Exercise task » Give the listing again exactly, omitting its images.
===== Information provided =====
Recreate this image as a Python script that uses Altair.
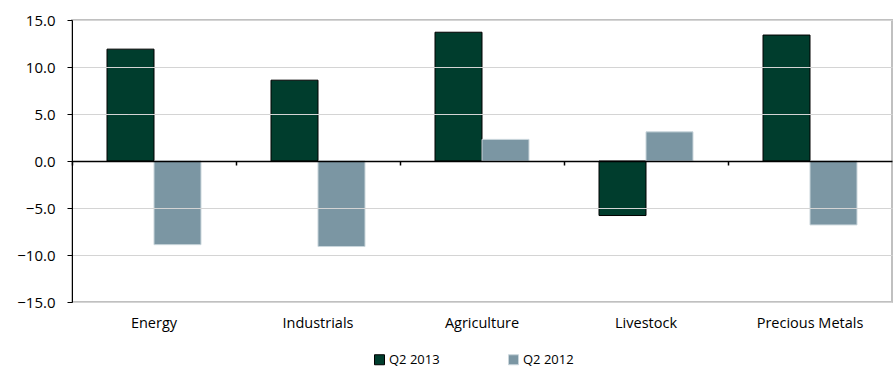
import altair as alt
import pandas as pd

categories = ["Energy", "Industrials", "Agriculture", "Livestock", "Precious Metals"]
q2_2013 = [11.9, 8.6, 13.7, -5.8, 13.4]
q2_2012 = [-8.9, -9.1, 2.3, 3.1, -6.8]
series_names = ["Q2 2013", "Q2 2012"]
y_ticks = [-15, -10, -5, 0, 5, 10, 15]

rows = []
for c, a, b in zip(categories, q2_2013, q2_2012):
    rows.append({"category": c, "series": series_names[0], "value": a})
    rows.append({"category": c, "series": series_names[1], "value": b})
df = pd.DataFrame(rows)

FONT = "Open Sans"

x_scale = alt.Scale(domain=categories, paddingInner=0, paddingOuter=0)
y_scale = alt.Scale(domain=[-15, 15], nice=False, zero=False)

y_axis = alt.Axis(values=y_ticks, format=".1f", grid=True, gridColor="#D4D4D4",
                  gridWidth=1, domainColor="#000000", domainWidth=1,
                  tickColor="#000000", tickSize=5, labelFont=FONT,
                  labelFontSize=15, labelColor="#000000", labelPadding=12,
                  zindex=1)

legend = alt.Legend(title=None, orient="none", legendX=301, legendY=333,
                    direction="horizontal", symbolType="square", symbolSize=100,
                    labelFont=FONT, labelFontSize=13, labelColor="#000000",
                    columnPadding=66, labelOffset=3, symbolStrokeWidth=1,
                    padding=0)

bars = alt.Chart(df).mark_bar(strokeWidth=1).encode(
    x=alt.X("category:N", scale=x_scale, sort=categories, title=None,
            axis=alt.Axis(orient="bottom", domain=False, ticks=False, labelAngle=0,
                          labelFont=FONT, labelFontSize=14.5, labelColor="#000000",
                          labelPadding=14, grid=False)),
    xOffset=alt.XOffset("series:N", sort=series_names,
                        scale=alt.Scale(domain=series_names, paddingInner=0,
                                        paddingOuter=0.745)),
    y=alt.Y("value:Q", scale=y_scale, title=None, axis=y_axis),
    fill=alt.Fill("series:N", sort=series_names,
                  scale=alt.Scale(domain=series_names, range=["#003D2D", "#7B96A3"]),
                  legend=legend),
    stroke=alt.Stroke("series:N", sort=series_names,
                      scale=alt.Scale(domain=series_names, range=["#000000", "#C9D5DB"]),
                      legend=legend),
)

zero_axis = alt.Chart(df).mark_point(opacity=0).encode(
    x=alt.X("category:N", scale=x_scale, sort=categories, title=None,
            axis=alt.Axis(orient="bottom", offset=-141, labels=False, domain=True,
                          domainColor="#000000", domainWidth=1.5, ticks=True,
                          tickColor="#000000", tickSize=4, tickWidth=1.5,
                          bandPosition=0, grid=False, zindex=2)),
    y=alt.Y("value:Q", scale=y_scale, title=None, axis=y_axis),
)

chart = alt.layer(bars, zero_axis).resolve_axis(x="independent").properties(
    width=820, height=282,
    autosize=alt.AutoSizeParams(type="none"),
    padding={"left": 72, "top": 20, "right": 3, "bottom": 68},
    background="#FFFFFF",
).configure_view(stroke="#C0C0C0", strokeWidth=2)

chart.save("out.html", embed_options={"renderer": "svg", "actions": False})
=====
Complete answer »
Recreate this image as a Python script that uses Altair.
import altair as alt
import pandas as pd

categories = ["Energy", "Industrials", "Agriculture", "Livestock", "Precious Metals"]
q2_2013 = [11.9, 8.6, 13.7, -5.8, 13.4]
q2_2012 = [-8.9, -9.1, 2.3, 3.1, -6.8]
series_names = ["Q2 2013", "Q2 2012"]
y_ticks = [-15, -10, -5, 0, 5, 10, 15]

rows = []
for c, a, b in zip(categories, q2_2013, q2_2012):
    rows.append({"category": c, "series": series_names[0], "value": a})
    rows.append({"category": c, "series": series_names[1], "value": b})
df = pd.DataFrame(rows)

FONT = "Open Sans"

x_scale = alt.Scale(domain=categories, paddingInner=0, paddingOuter=0)
y_scale = alt.Scale(domain=[-15, 15], nice=False, zero=False)

y_axis = alt.Axis(values=y_ticks, format=".1f", grid=True, gridColor="#D4D4D4",
                  gridWidth=1, domainColor="#000000", domainWidth=1,
                  tickColor="#000000", tickSize=5, labelFont=FONT,
                  labelFontSize=15, labelColor="#000000", labelPadding=12,
                  zindex=1)

legend = alt.Legend(title=None, orient="none", legendX=301, legendY=333,
                    direction="horizontal", symbolType="square", symbolSize=100,
                    labelFont=FONT, labelFontSize=13, labelColor="#000000",
                    columnPadding=66, labelOffset=3, symbolStrokeWidth=1,
                    padding=0)

bars = alt.Chart(df).mark_bar(strokeWidth=1).encode(
    x=alt.X("category:N", scale=x_scale, sort=categories, title=None,
            axis=alt.Axis(orient="bottom", domain=False, ticks=False, labelAngle=0,
                          labelFont=FONT, labelFontSize=14.5, labelColor="#000000",
                          labelPadding=14, grid=False)),
    xOffset=alt.XOffset("series:N", sort=series_names,
                        scale=alt.Scale(domain=series_names, paddingInner=0,
                                        paddingOuter=0.745)),
    y=alt.Y("value:Q", scale=y_scale, title=None, axis=y_axis),
    fill=alt.Fill("series:N", sort=series_names,
                  scale=alt.Scale(domain=series_names, range=["#003D2D", "#7B96A3"]),
                  legend=legend),
    stroke=alt.Stroke("series:N", sort=series_names,
                      scale=alt.Scale(domain=series_names, range=["#000000", "#C9D5DB"]),
                      legend=legend),
)

zero_axis = alt.Chart(df).mark_point(opacity=0).encode(
    x=alt.X("category:N", scale=x_scale, sort=categories, title=None,
            axis=alt.Axis(orient="bottom", offset=-141, labels=False, domain=True,
                          domainColor="#000000", domainWidth=1.5, ticks=True,
                          tickColor="#000000", tickSize=4, tickWidth=1.5,
                          bandPosition=0, grid=False, zindex=2)),
    y=alt.Y("value:Q", scale=y_scale, title=None, axis=y_axis),
)

chart = alt.layer(bars, zero_axis).resolve_axis(x="independent").properties(
    width=820, height=282,
    autosize=alt.AutoSizeParams(type="none"),
    padding={"left": 72, "top": 20, "right": 3, "bottom": 68},
    background="#FFFFFF",
).configure_view(stroke="#C0C0C0", strokeWidth=2)

chart.save("out.html", embed_options={"renderer": "svg", "actions": False})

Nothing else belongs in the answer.